Mould Release Agents
The choice and application of release agent is a surprisingly consequential decision in GRC mould management. Release agents used in standard concrete technology are generally suitable for GRC moulds, but the agent must satisfy two conditions: it must not interact chemically with the mould surface material in a way that degrades the mould, and it must not affect the surface quality or finish of the GRC product.

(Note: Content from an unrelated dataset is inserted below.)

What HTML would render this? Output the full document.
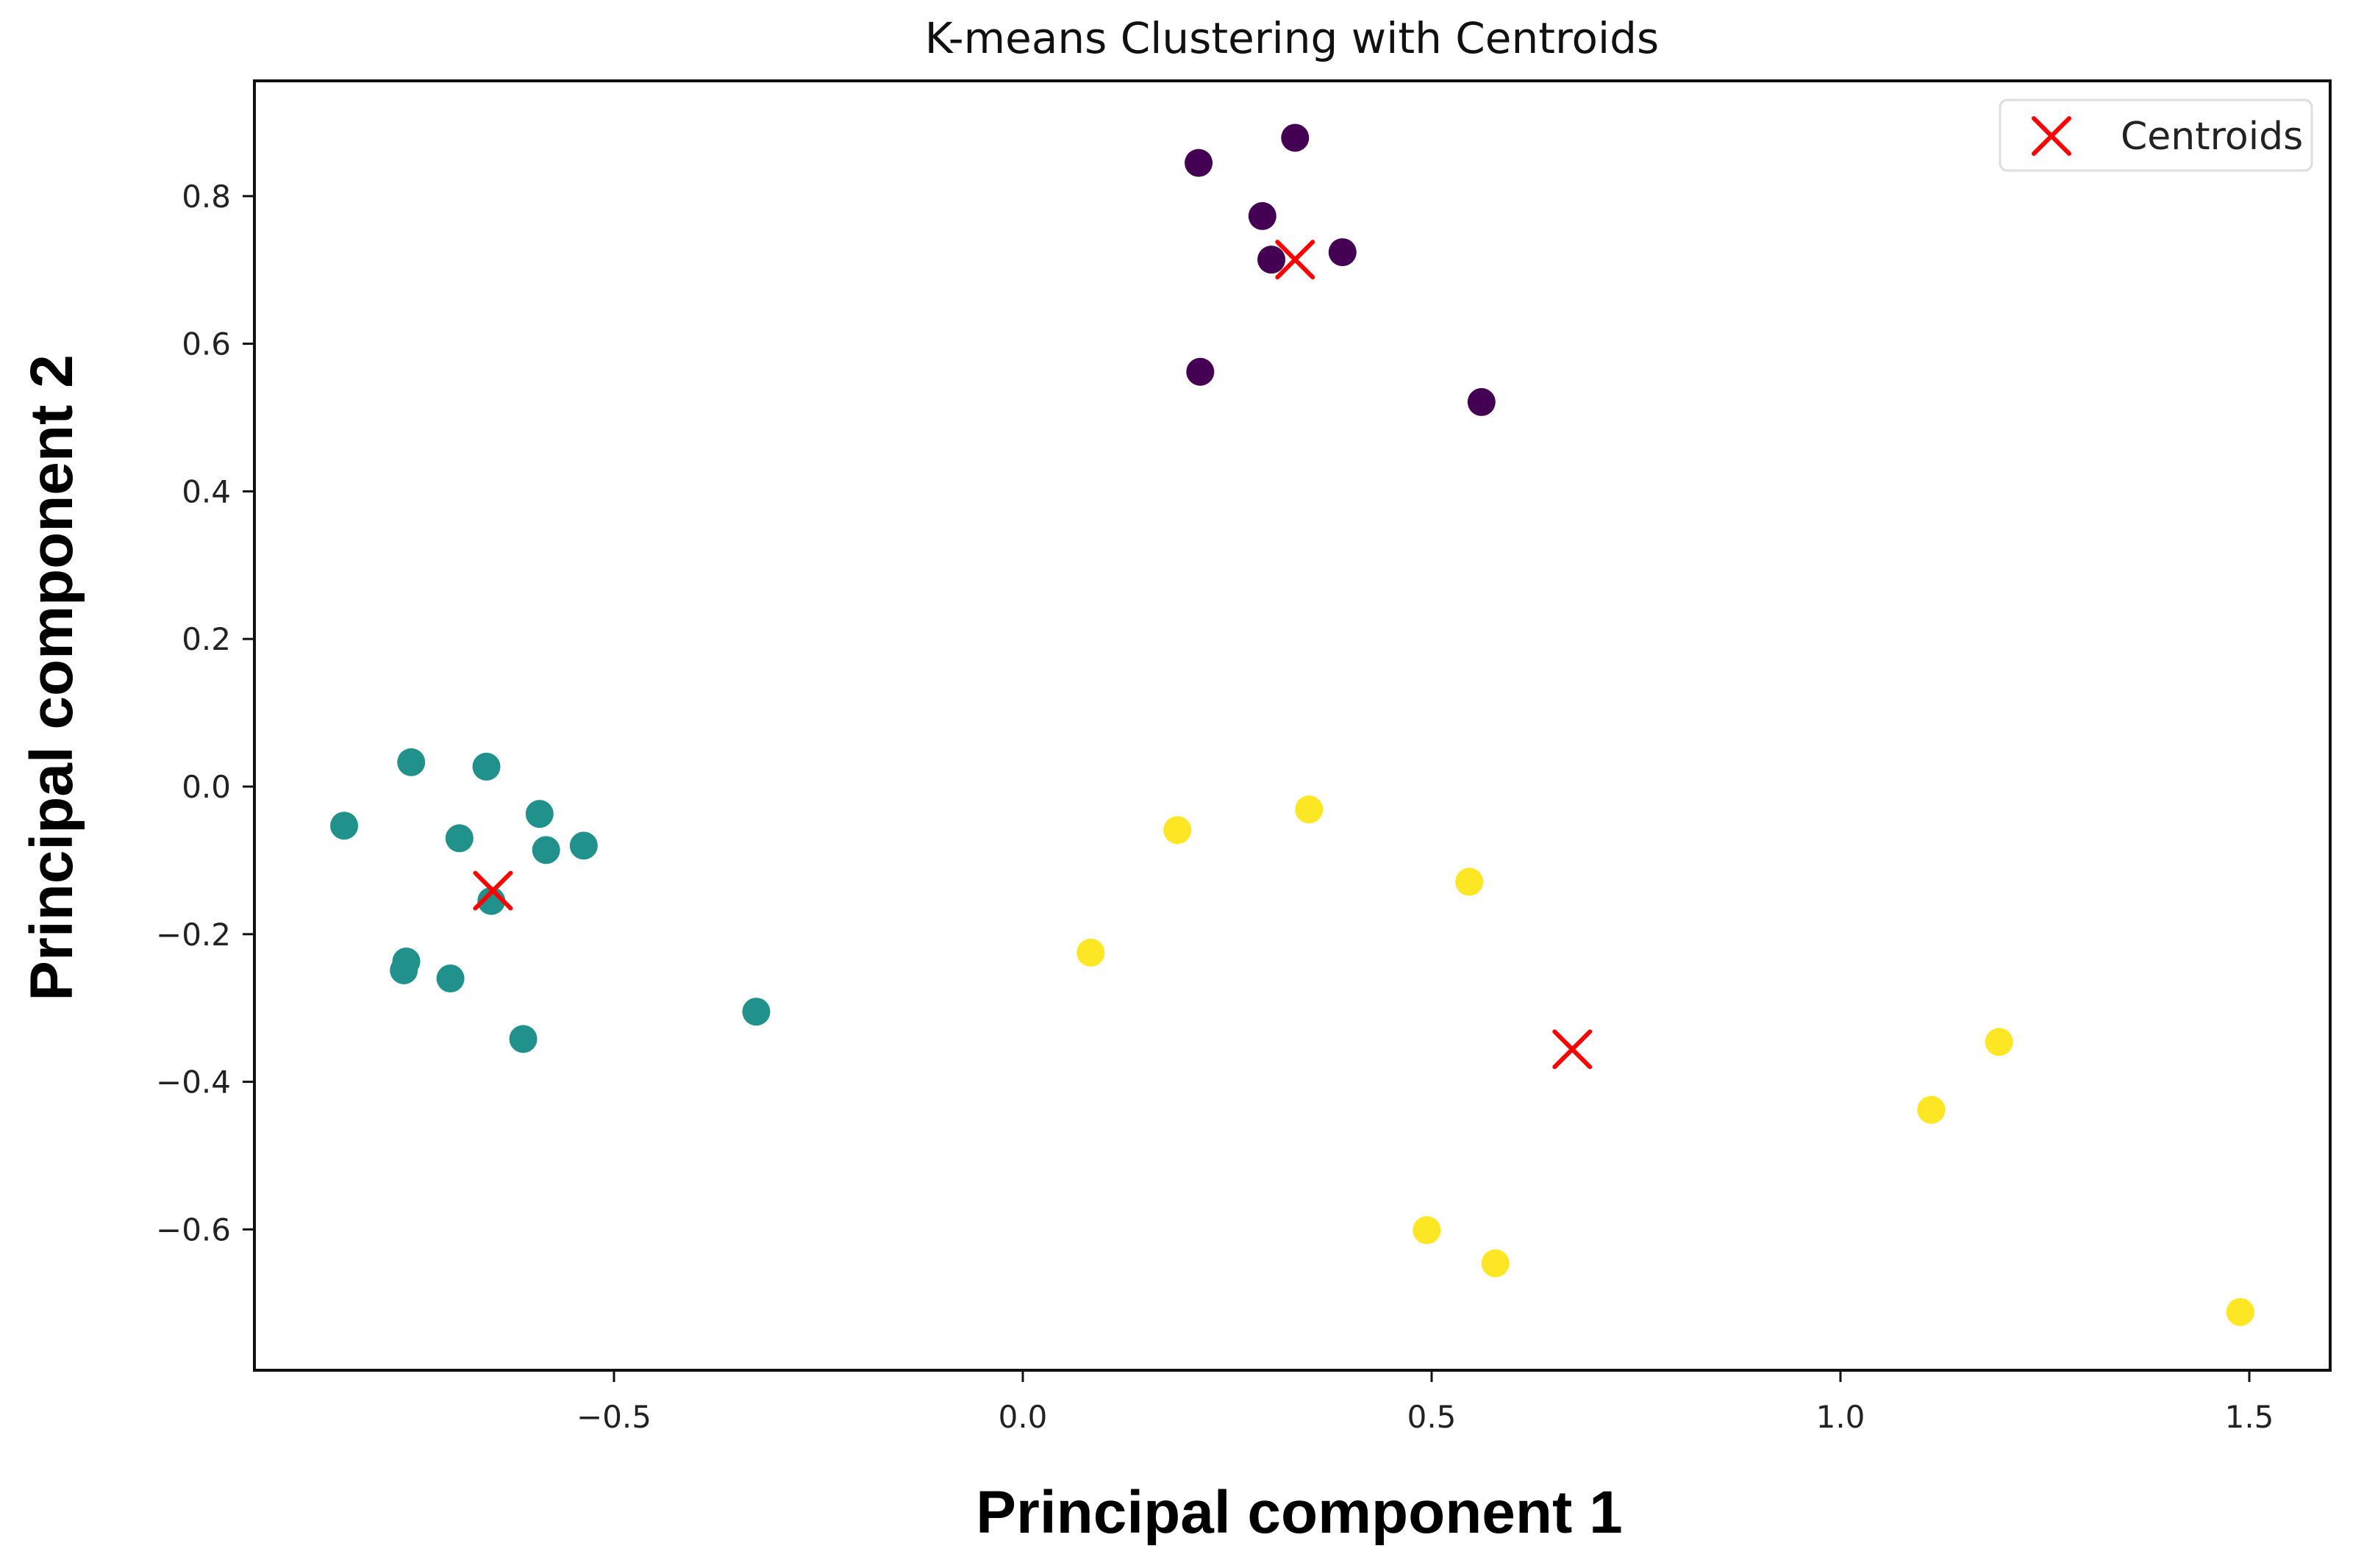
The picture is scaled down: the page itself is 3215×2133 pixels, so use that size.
<!DOCTYPE html>
<html><head><meta charset="utf-8"><style>
html,body{margin:0;padding:0;background:#fff}
svg{display:block}
text{font-family:"DejaVu Sans","Liberation Sans",sans-serif}
</style></head><body>
<svg id="chart" width="3215" height="2133" viewBox="0 0 3215 2133">
<rect x="0" y="0" width="3215" height="2133" fill="#fff"/>
<text x="1757" y="72" font-size="58" text-anchor="middle" fill="#111">K-means Clustering with Centroids</text>
<g id="ticks"></g>
<g id="marks"></g>
<rect x="346" y="110" width="2823" height="1754" fill="none" stroke="#111" stroke-width="4"/>
<text x="1767" y="2085" text-anchor="middle" fill="#000" style="font-family:'Liberation Sans',sans-serif;font-weight:bold;font-size:82px">Principal component 1</text>
<text transform="translate(98,922) rotate(-90)" text-anchor="middle" fill="#000" style="font-family:'Liberation Sans',sans-serif;font-weight:bold;font-size:82px">Principal component 2</text>
<g>
<rect x="2720" y="136" width="424" height="96" rx="10" fill="#fff" stroke="#ddd" stroke-width="3"/>
<path d="M2766 161 L2814 209 M2814 161 L2766 209" stroke="#ff0000" stroke-width="6" stroke-linecap="round"/>
<text x="2884" y="203" font-size="52" fill="#222">Centroids</text>
</g>
</svg>
<script>
const purpleX=[0.215,0.333,0.293,0.304,0.391,0.217,0.561];
const purpleY=[0.845,0.879,0.773,0.714,0.724,0.562,0.521];
const tealX=[-0.748,-0.656,-0.830,-0.689,-0.591,-0.583,-0.537,-0.650,-0.754,-0.757,-0.700,-0.611,-0.326];
const tealY=[0.033,0.027,-0.053,-0.070,-0.037,-0.086,-0.080,-0.155,-0.237,-0.249,-0.260,-0.342,-0.305];
const yellowX=[0.189,0.350,0.546,0.083,1.194,1.111,0.494,0.578,1.489];
const yellowY=[-0.059,-0.031,-0.129,-0.225,-0.346,-0.438,-0.601,-0.646,-0.712];
const centroidX=[0.333,-0.648,0.672];
const centroidY=[0.714,-0.141,-0.356];
const xTicks=[-0.5,0.0,0.5,1.0,1.5];
const xTickLabels=["\u22120.5","0.0","0.5","1.0","1.5"];
const yTicks=[0.8,0.6,0.4,0.2,0.0,-0.2,-0.4,-0.6];
const yTickLabels=["0.8","0.6","0.4","0.2","0.0","\u22120.2","\u22120.4","\u22120.6"];

const NS="http://www.w3.org/2000/svg";
function sx(v){return 1391+v*1112;}
function sy(v){return 1070-v*1004;}
const tg=document.getElementById('ticks');
const mg=document.getElementById('marks');
function mk(tag,attrs,parent){const e=document.createElementNS(NS,tag);for(const k in attrs)e.setAttribute(k,attrs[k]);parent.appendChild(e);return e;}

xTicks.forEach((t,i)=>{
  const l=mk('line',{x1:sx(t),x2:sx(t),y1:1864,y2:1880,stroke:'#111','stroke-width':3},tg);
  
  
  const tx=mk('text',{x:sx(t),y:1942,'font-size':42,'text-anchor':'middle',fill:'#222'},tg);
  tx.textContent=xTickLabels[i];
  
  
});
yTicks.forEach((t,i)=>{
  const l=mk('line',{x1:330,x2:346,y1:sy(t),y2:sy(t),stroke:'#111','stroke-width':3},tg);
  
  
  const tx=mk('text',{x:314,y:sy(t)+15,'font-size':42,'text-anchor':'end',fill:'#222'},tg);
  tx.textContent=yTickLabels[i];
  
  
});
function drawPts(xs,ys,color,name){
  xs.forEach((x,i)=>{
    const c=mk('circle',{cx:sx(x),cy:sy(ys[i]),r:19,fill:color},mg);
    
    
  });
}
drawPts(purpleX,purpleY,'#440154','point-cluster-purple');
drawPts(tealX,tealY,'#21918c','point-cluster-teal');
drawPts(yellowX,yellowY,'#fde725','point-cluster-yellow');
centroidX.forEach((x,i)=>{
  const cx=sx(x),cy=sy(centroidY[i]),h=24;
  const p=mk('path',{d:`M${cx-h} ${cy-h} L${cx+h} ${cy+h} M${cx+h} ${cy-h} L${cx-h} ${cy+h}`,stroke:'#ff0000','stroke-width':6,'stroke-linecap':'round'},mg);
  
  
});
</script>
</body></html>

Oil-based release agents can stain or discolour GRC surfaces, which is particularly undesirable on exposed or pigmented facing mixes. Wax-based and water-emulsion release agents are generally preferred for smooth or polished finishes. For rubber moulds, specific polyurethane- or silicone-compatible release agents should be selected. Over-application of any release agent can cause blowholes, surface voids or a matt bloom on what should be a smooth finish — a consistent, thin film is always preferable to a heavy coat.
In some processes, a chemical retarder is applied to the mould surface before the facing mix is sprayed. This delays setting of the thin surface layer of cement paste, which can then be washed away with a water jet after demoulding to reveal the decorative fine aggregate beneath — the exposed aggregate finish. This technique requires the retarder to be fully compatible with the mould material and applied at a controlled, uniform thickness.
How the Mould Face Influences the GRC Element
The relationship between mould face and GRC performance extends beyond surface aesthetics. The mould face of a sprayed GRC panel — the face that was in contact with the mould during production — is consistently denser and smoother than the back face, which is finished by roller compaction or trowelling. This has a direct effect on mechanical test results: flexural strength tests are routinely conducted in both orientations (mould face up and mould face down) and the ratio of these results — the top/bottom ratio — is a standard quality indicator in GRC specification and compliance testing.
The proximity of the mould face also influences fibre distribution. The ‘wall effect’ caused by the mould face means that fibre content in the GRC is slightly lower immediately adjacent to the mould surface, as the physical boundary restricts the positioning of fibre strands perpendicular to the plane of the panel. This is a fundamental consequence of the spray-up process and is one reason why transverse tensile and inter-laminar shear strengths of flat GRC sheet are inherently lower than in-plane flexural strengths — a characteristic that designers must account for in the structural design of GRC panels.
Practical Guidance: Mould Selection by Application
The mould is not a passive container — it is an active participant in the quality of every GRC element produced from it. Investment in mould design and material selection pays dividends in reduced breakage during stripping, consistent surface quality, dimensional compliance, and production efficiency. Polyurethane rubber, flexible liners and adaptive systems have transformed what is achievable in complex architectural GRC, and the integration of digital design with adaptive mould technology is pushing the boundaries further still.
For any new production project, the starting point should always be the geometry and surface specification of the finished element. Working backwards from these requirements to select the optimal mould system — material, construction method, release strategy and dimensional allowances — is the most reliable path to achieving specification compliance and a product that does justice to the architectural intent it was designed to realise.